ELON.IS “ATOMIK AGE”

ELON.ISのプロフェッショナル・プレスによるニュー・アルバム。様々なゲストMCやスッキリとまとまったアートワークなど、気合の入り方が違うようで、これが本格的なデビュー作と言ってしまっても良いかも。

さて、主役のELON.ISのプロダクションだが、これがかなり進歩していて驚かされた。多用されるヴァイオリンなどの弦楽器ネタは独特だし、ただダークなだけでなくある種神秘的な奥行きを演出している。律儀なまでに淡々とリズムを刻むへビーなドラムは、相変わらず麻薬的。インスト曲はどれも良いが、空を覆う分厚い雲の隙間から差し込む一筋の光のような”US (OUTRO)”は、重苦しい空気で統一されたアルバムを最高の形で締めくくる。

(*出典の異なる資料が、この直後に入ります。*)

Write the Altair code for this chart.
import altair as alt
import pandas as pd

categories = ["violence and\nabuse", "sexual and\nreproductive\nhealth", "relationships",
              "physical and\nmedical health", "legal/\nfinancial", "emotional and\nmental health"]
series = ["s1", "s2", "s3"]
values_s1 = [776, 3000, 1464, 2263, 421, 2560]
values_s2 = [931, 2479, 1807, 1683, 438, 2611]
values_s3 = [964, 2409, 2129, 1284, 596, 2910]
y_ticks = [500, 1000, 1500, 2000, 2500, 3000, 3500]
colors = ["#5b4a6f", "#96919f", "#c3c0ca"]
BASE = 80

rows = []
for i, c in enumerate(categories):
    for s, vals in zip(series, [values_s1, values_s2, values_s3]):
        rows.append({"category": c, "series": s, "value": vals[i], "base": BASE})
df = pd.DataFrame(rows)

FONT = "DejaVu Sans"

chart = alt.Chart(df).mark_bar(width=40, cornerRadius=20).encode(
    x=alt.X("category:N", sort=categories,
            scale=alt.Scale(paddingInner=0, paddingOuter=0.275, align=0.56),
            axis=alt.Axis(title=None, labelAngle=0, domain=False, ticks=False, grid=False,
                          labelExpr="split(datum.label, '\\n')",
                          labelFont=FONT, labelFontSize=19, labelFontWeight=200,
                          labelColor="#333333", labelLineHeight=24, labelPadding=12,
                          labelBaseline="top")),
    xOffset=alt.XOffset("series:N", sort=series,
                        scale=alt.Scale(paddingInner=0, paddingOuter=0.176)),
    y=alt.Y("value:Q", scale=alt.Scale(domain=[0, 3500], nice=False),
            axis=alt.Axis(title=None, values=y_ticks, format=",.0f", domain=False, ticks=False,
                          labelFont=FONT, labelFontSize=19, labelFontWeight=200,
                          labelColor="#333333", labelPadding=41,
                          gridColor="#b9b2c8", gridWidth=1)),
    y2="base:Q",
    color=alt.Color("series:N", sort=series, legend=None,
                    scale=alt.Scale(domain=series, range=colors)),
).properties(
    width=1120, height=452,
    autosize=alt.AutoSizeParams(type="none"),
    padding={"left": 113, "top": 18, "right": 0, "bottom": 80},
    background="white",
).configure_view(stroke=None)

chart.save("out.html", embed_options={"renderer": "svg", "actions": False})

アルバムの黙示録的なコンセプトを最も体現しているのが”HATE MAKER”。都会に巣食うゴブリンの呟きの様なリリックに説得力を持たせるDUBLINのデリヴァリーは面白い。要注目のMCだ。他には、ELON.ISも所属するクルーSUNSET LEAGUESのMC達をフィーチャーした”FEVER”や”MINUTES TICK/TIME PIECE”など、聴き所は多い。

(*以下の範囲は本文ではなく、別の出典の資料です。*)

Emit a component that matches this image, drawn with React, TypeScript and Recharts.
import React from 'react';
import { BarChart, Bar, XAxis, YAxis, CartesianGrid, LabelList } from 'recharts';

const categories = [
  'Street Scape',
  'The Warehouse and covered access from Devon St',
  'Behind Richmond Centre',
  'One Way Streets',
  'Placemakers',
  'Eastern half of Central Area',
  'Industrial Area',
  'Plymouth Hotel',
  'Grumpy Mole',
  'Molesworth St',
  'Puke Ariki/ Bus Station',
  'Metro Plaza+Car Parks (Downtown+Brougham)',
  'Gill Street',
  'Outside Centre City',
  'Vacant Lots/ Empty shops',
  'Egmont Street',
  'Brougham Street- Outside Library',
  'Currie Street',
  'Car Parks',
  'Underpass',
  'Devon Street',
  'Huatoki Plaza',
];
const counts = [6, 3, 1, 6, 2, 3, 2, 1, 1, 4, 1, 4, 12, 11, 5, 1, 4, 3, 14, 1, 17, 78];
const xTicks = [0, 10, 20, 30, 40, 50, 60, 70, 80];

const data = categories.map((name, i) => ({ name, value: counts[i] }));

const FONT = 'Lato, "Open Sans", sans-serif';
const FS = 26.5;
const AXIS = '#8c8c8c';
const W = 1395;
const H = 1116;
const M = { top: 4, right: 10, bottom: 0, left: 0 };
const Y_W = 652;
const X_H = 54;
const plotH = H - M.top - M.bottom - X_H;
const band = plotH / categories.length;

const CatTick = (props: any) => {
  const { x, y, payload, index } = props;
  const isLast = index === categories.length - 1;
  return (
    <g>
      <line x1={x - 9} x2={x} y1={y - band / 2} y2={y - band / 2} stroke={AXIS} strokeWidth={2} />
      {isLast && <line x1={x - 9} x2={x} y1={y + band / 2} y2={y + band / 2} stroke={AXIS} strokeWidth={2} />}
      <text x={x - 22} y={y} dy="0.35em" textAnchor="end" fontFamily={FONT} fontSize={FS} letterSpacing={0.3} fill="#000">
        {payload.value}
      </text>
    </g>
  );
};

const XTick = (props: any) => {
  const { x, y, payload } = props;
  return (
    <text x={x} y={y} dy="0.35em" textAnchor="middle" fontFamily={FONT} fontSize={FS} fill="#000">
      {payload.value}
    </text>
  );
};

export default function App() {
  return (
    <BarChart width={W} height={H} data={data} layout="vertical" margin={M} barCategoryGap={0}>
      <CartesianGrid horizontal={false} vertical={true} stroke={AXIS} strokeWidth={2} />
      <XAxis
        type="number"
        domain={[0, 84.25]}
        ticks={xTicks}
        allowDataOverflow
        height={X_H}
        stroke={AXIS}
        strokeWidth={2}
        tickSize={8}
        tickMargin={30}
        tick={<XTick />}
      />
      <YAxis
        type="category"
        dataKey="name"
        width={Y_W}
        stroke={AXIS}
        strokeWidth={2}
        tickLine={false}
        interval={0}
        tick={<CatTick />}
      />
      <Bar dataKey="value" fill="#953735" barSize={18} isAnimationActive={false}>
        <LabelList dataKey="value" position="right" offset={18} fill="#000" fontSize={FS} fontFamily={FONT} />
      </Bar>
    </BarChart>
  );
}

“ROCK THAT”や”HORSESHOES & HANDGRENADES”のような駄曲もあるが、全体的に見るとこれまでの作風を維持しつつ確かな成長を感じさせる事に成功したアルバムと言える。優れた作品を多くリリースしながらも、今一つ流れを作り出せずにいるSUNSET LEAGUESの底上げのためにも、著名なゲストMCを多数招いた次回作をお願いしたい。